• Source excerpt:

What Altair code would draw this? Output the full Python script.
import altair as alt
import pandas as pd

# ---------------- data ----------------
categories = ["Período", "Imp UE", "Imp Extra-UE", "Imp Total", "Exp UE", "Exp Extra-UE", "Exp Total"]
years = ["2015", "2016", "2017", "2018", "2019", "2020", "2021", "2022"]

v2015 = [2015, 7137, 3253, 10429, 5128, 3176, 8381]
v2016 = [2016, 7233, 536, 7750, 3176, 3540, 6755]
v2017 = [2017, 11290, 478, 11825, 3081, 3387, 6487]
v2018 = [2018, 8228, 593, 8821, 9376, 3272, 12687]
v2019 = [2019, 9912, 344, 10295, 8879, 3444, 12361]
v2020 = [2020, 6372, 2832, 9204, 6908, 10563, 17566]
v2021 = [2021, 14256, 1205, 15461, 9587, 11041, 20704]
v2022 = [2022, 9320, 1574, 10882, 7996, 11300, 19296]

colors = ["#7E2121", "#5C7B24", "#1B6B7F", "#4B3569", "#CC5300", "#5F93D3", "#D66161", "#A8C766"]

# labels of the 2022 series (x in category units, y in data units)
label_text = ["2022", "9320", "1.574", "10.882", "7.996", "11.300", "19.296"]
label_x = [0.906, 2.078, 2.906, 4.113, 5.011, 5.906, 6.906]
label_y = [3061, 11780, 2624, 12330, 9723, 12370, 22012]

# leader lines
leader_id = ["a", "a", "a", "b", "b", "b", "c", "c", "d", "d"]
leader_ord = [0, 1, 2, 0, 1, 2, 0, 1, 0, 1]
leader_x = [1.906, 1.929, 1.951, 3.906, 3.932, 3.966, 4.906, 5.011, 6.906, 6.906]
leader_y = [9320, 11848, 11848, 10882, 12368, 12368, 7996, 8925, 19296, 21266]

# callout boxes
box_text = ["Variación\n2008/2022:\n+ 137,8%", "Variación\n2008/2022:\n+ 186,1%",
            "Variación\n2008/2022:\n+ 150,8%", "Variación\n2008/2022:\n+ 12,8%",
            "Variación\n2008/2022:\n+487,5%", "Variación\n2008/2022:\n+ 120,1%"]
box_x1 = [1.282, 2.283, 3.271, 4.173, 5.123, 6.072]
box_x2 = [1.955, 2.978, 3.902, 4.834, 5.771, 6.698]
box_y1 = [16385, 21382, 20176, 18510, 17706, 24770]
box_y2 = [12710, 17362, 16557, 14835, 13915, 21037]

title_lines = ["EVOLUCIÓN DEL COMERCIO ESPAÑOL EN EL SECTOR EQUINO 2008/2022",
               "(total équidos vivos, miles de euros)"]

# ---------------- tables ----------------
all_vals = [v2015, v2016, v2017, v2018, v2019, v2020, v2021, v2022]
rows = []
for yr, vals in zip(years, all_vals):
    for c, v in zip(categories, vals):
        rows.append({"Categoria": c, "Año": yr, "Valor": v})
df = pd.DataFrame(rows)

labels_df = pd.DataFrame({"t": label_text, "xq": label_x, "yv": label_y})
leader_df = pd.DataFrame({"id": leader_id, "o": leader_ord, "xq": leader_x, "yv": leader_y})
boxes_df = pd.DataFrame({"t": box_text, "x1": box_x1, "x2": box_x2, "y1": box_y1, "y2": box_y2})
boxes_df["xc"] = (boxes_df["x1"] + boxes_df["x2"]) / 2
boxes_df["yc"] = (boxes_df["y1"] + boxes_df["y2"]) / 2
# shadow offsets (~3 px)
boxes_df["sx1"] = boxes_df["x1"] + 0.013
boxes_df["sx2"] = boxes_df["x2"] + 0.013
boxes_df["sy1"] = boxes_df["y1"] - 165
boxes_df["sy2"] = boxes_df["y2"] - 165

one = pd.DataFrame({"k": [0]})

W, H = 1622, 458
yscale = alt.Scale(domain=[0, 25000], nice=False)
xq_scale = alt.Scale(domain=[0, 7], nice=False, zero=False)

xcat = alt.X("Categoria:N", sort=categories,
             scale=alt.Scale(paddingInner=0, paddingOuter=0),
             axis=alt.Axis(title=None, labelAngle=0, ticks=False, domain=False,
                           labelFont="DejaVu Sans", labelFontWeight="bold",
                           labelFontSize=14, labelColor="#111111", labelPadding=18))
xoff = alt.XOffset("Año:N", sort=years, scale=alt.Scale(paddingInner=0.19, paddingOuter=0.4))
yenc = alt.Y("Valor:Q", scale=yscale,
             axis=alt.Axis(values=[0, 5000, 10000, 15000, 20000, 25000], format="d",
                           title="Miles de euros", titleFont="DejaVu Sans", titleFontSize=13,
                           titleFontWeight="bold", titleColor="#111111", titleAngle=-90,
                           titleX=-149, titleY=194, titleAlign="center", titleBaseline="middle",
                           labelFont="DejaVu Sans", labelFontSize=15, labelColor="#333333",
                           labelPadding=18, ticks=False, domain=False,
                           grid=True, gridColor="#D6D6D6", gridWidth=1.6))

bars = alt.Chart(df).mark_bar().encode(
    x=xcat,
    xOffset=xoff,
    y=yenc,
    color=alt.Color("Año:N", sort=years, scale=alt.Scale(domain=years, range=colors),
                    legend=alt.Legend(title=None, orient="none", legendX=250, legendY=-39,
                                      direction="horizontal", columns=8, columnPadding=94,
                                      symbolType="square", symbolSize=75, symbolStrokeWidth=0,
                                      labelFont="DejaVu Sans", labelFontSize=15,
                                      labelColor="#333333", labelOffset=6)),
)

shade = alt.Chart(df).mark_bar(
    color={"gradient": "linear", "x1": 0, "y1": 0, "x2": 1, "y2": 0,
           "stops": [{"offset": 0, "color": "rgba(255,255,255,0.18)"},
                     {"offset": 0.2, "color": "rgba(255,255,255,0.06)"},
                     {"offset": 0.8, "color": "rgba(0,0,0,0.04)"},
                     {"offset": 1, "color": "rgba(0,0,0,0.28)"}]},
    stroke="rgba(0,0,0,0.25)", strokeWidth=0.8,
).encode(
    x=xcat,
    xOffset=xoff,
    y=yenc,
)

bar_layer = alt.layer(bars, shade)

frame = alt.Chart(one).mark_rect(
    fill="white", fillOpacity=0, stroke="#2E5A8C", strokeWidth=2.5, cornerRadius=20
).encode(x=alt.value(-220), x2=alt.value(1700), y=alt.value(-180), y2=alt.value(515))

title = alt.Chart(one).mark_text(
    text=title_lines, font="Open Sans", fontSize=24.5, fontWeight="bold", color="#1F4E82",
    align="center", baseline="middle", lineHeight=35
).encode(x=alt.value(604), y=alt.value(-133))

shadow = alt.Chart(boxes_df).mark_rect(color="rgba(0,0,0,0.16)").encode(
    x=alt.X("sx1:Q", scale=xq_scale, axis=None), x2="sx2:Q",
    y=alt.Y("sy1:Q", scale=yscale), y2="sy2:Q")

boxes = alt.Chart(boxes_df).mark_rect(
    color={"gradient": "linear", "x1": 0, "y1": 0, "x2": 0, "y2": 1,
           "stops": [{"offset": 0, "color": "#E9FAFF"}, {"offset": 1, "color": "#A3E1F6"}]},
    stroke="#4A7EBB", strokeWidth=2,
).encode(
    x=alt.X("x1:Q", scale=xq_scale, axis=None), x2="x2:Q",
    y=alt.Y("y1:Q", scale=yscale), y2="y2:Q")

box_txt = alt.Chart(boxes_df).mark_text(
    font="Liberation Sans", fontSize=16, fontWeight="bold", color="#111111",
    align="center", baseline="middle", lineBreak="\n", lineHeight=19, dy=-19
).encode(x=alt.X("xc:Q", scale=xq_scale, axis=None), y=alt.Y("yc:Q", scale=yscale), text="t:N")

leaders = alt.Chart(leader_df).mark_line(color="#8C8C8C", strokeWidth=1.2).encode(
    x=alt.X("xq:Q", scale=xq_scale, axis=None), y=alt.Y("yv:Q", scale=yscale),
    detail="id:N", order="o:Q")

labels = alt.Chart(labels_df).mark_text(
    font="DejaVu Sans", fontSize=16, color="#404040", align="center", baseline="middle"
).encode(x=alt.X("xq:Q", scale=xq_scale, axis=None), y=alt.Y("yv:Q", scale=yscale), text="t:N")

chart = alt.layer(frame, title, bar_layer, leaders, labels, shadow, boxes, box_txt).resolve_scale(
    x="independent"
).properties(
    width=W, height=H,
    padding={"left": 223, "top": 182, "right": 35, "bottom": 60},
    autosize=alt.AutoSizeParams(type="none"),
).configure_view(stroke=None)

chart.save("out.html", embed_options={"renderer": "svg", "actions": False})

• Set exercise: Using the data above, restate word for word the lines from its opening line through the line that contains "8925, 19296, 21266]", and no more.

• Result below:
What Altair code would draw this? Output the full Python script.
import altair as alt
import pandas as pd

# ---------------- data ----------------
categories = ["Período", "Imp UE", "Imp Extra-UE", "Imp Total", "Exp UE", "Exp Extra-UE", "Exp Total"]
years = ["2015", "2016", "2017", "2018", "2019", "2020", "2021", "2022"]

v2015 = [2015, 7137, 3253, 10429, 5128, 3176, 8381]
v2016 = [2016, 7233, 536, 7750, 3176, 3540, 6755]
v2017 = [2017, 11290, 478, 11825, 3081, 3387, 6487]
v2018 = [2018, 8228, 593, 8821, 9376, 3272, 12687]
v2019 = [2019, 9912, 344, 10295, 8879, 3444, 12361]
v2020 = [2020, 6372, 2832, 9204, 6908, 10563, 17566]
v2021 = [2021, 14256, 1205, 15461, 9587, 11041, 20704]
v2022 = [2022, 9320, 1574, 10882, 7996, 11300, 19296]

colors = ["#7E2121", "#5C7B24", "#1B6B7F", "#4B3569", "#CC5300", "#5F93D3", "#D66161", "#A8C766"]

# labels of the 2022 series (x in category units, y in data units)
label_text = ["2022", "9320", "1.574", "10.882", "7.996", "11.300", "19.296"]
label_x = [0.906, 2.078, 2.906, 4.113, 5.011, 5.906, 6.906]
label_y = [3061, 11780, 2624, 12330, 9723, 12370, 22012]

# leader lines
leader_id = ["a", "a", "a", "b", "b", "b", "c", "c", "d", "d"]
leader_ord = [0, 1, 2, 0, 1, 2, 0, 1, 0, 1]
leader_x = [1.906, 1.929, 1.951, 3.906, 3.932, 3.966, 4.906, 5.011, 6.906, 6.906]
leader_y = [9320, 11848, 11848, 10882, 12368, 12368, 7996, 8925, 19296, 21266]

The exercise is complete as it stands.